1. ## Initial value problem

Hi.

Solve the Initial value problem:

$\displaystyle \dot{u}(t) = \begin{pmatrix} a & 1 \\ 0 & b \end{pmatrix}\cdot u(t) \ , \ t\in [0,T] \ , \ u(0) = (1,1)^t$

(theres nothing said about 'a' and 'b')

does anyone know how to solve it, because i dont

Thanks so much!

Rapha

2. Originally Posted by Rapha
Hi.

Solve the Initial value problem:

$\displaystyle \dot{u}(t) = \begin{pmatrix} a & 1 \\ 0 & b \end{pmatrix}\cdot u(t) \ , \ t\in [0,T] \ , \ u(0) = (1,1)^t$

(there's nothing said about 'a' and 'b')
Let $\displaystyle u(t) = \begin{bmatrix}x(t)\\y(t)\end{bmatrix}$. Then $\displaystyle \begin{bmatrix}\dot{x}(t)\\\dot{y}(t)\end{bmatrix} = \begin{bmatrix}a & 1 \\ 0 & b\end{bmatrix}\begin{bmatrix}x(t)\\y(t)\end{bmatri x}$. This says that $\displaystyle \dot{x} = ax+y,\ \dot{y} = by$, with initial conditions x(0)=y(0)=1. The equation for y should be easy to solve.
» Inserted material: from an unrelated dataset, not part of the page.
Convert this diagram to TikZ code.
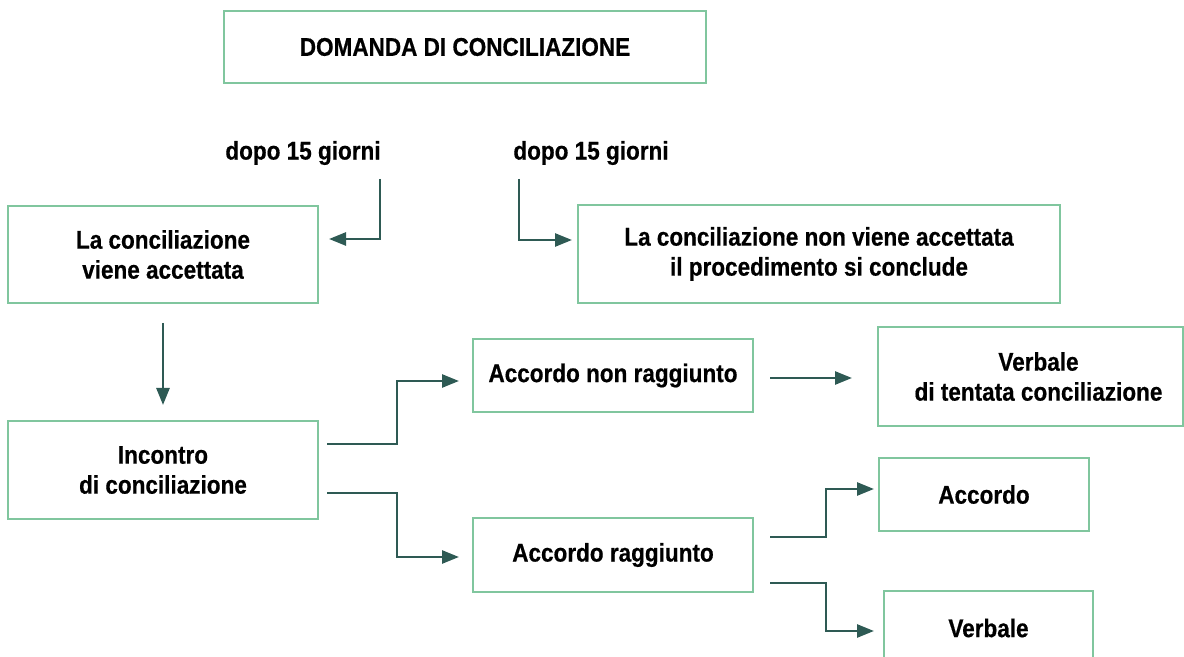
\documentclass[tikz,border=0pt]{standalone}
\usepackage{fontspec}
\newfontfamily\cf{Liberation Sans}[FakeStretch=0.88, BoldFeatures={FakeBold=0.5}]
\usetikzlibrary{arrows.meta}
\definecolor{boxgreen}{RGB}{128,198,158}
\definecolor{arrteal}{RGB}{46,90,84}
\tikzset{
  box/.style={draw=boxgreen, line width=1pt, rectangle, inner sep=0pt, align=center,
     font=\cf\bfseries\fontsize{12.8}{15}\selectfont},
  lbl/.style={inner sep=0pt, font=\cf\bfseries\fontsize{12.8}{15}\selectfont},
  arr/.style={draw=arrteal, line width=1.3pt, -{Triangle[length=8.5pt,width=6.5pt]}}
}
\begin{document}
\begin{tikzpicture}[x=0.5pt,y=-0.5pt]
\useasboundingbox (0,0) rectangle (1184,657);
% boxes
\node[box, minimum width=241pt, minimum height=36pt] (dom) at (465,47) {DOMANDA DI CONCILIAZIONE};
\node[box, minimum width=155pt, minimum height=48.5pt] (acc) at (163,254.5) {La conciliazione\\viene accettata};
\node[box, minimum width=241pt, minimum height=49pt] (nacc) at (819,254) {La conciliazione non viene accettata\\il procedimento si conclude};
\node[box, minimum width=155pt, minimum height=49pt] (inc) at (163,470) {Incontro\\di conciliazione};
\node[box, minimum width=140pt, minimum height=36.5pt] (anr) at (613,375.5) {Accordo non raggiunto};
\node[box, minimum width=152.5pt, minimum height=49.5pt] (vtc) at (1030.5,376.5) {\hspace*{8pt}Verbale\\\hspace*{8pt}di tentata conciliazione};
\node[box, minimum width=140pt, minimum height=37pt] (ar) at (613,555) {Accordo raggiunto};
\node[box, minimum width=105pt, minimum height=36.5pt] (acd) at (984,494.5) {Accordo};
\node[box, minimum width=104.5pt, minimum height=37pt] (vb) at (988.5,628) {Verbale};
% labels
\node[lbl] (d1) at (303,153) {dopo 15 giorni};
\node[lbl] (d2) at (591,153) {dopo 15 giorni};
% connector coordinates
\coordinate (s1) at (380,179); \coordinate (t1) at (329,239);
\coordinate (s2) at (519,179); \coordinate (t2) at (572,240);
\coordinate (s3) at (163,323); \coordinate (t3) at (163,405);
\coordinate (s4) at (327,444); \coordinate (m4) at (397,444); \coordinate (t4) at (459,381);
\coordinate (s5) at (327,493); \coordinate (m5) at (397,493); \coordinate (t5) at (459,557);
\coordinate (s6) at (770,378); \coordinate (t6) at (852,378);
\coordinate (s7) at (770,537); \coordinate (m7) at (826,537); \coordinate (t7) at (874,489);
\coordinate (s8) at (770,583); \coordinate (m8) at (826,583); \coordinate (t8) at (874,631);
% connectors
\draw[arr] (s1) |- (t1);
\draw[arr] (s2) |- (t2);
\draw[arr] (s3) -- (t3);
\draw[arr] (s4) -- (m4) |- (t4);
\draw[arr] (s5) -- (m5) |- (t5);
\draw[arr] (s6) -- (t6);
\draw[arr] (s7) -- (m7) |- (t7);
\draw[arr] (s8) -- (m8) |- (t8);
\end{tikzpicture}
\end{document}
Then substitute the formula for y into the equation for x. Again, it will be a reasonably easy ordinary differential equation (but there will be two different forms of the solution, depending on whether a=b or not).

3. Hey Opalg,

Originally Posted by Opalg
Let $\displaystyle u(t) = \begin{bmatrix}x(t)\\y(t)\end{bmatrix}$. Then $\displaystyle \begin{bmatrix}\dot{x}(t)\\\dot{y}(t)\end{bmatrix} = \begin{bmatrix}a & 1 \\ 0 & b\end{bmatrix}\begin{bmatrix}x(t)\\y(t)\end{bmatri x}$. This says that $\displaystyle \dot{x} = ax+y,\ \dot{y} = by$, with initial conditions x(0)=y(0)=1. The equation for y should be easy to solve.
Indeed, $\displaystyle y(t) = e^{bt} \Rightarrow \dot{y} = y'(t) = b*e^{bt}$

Originally Posted by Opalg
Then substitute the formula for y into the equation for x. Again, it will be a reasonably easy ordinary differential equation (but there will be two different forms of the solution, depending on whether a=b or not).
$\displaystyle \dot{x} = ax(t)+e^{bt}$

I dont get it

4. Originally Posted by Rapha
$\displaystyle \dot{x} = ax(t)+e^{bt}$

I don't get it
If a ≠ b then you should be able to find a solution of the form $\displaystyle x(t) = Ae^{at} + Be^{bt}$, for suitable constants A and B.

If a = b then the solution will be of the form $\displaystyle x(t) = (At+B)e^{at}$.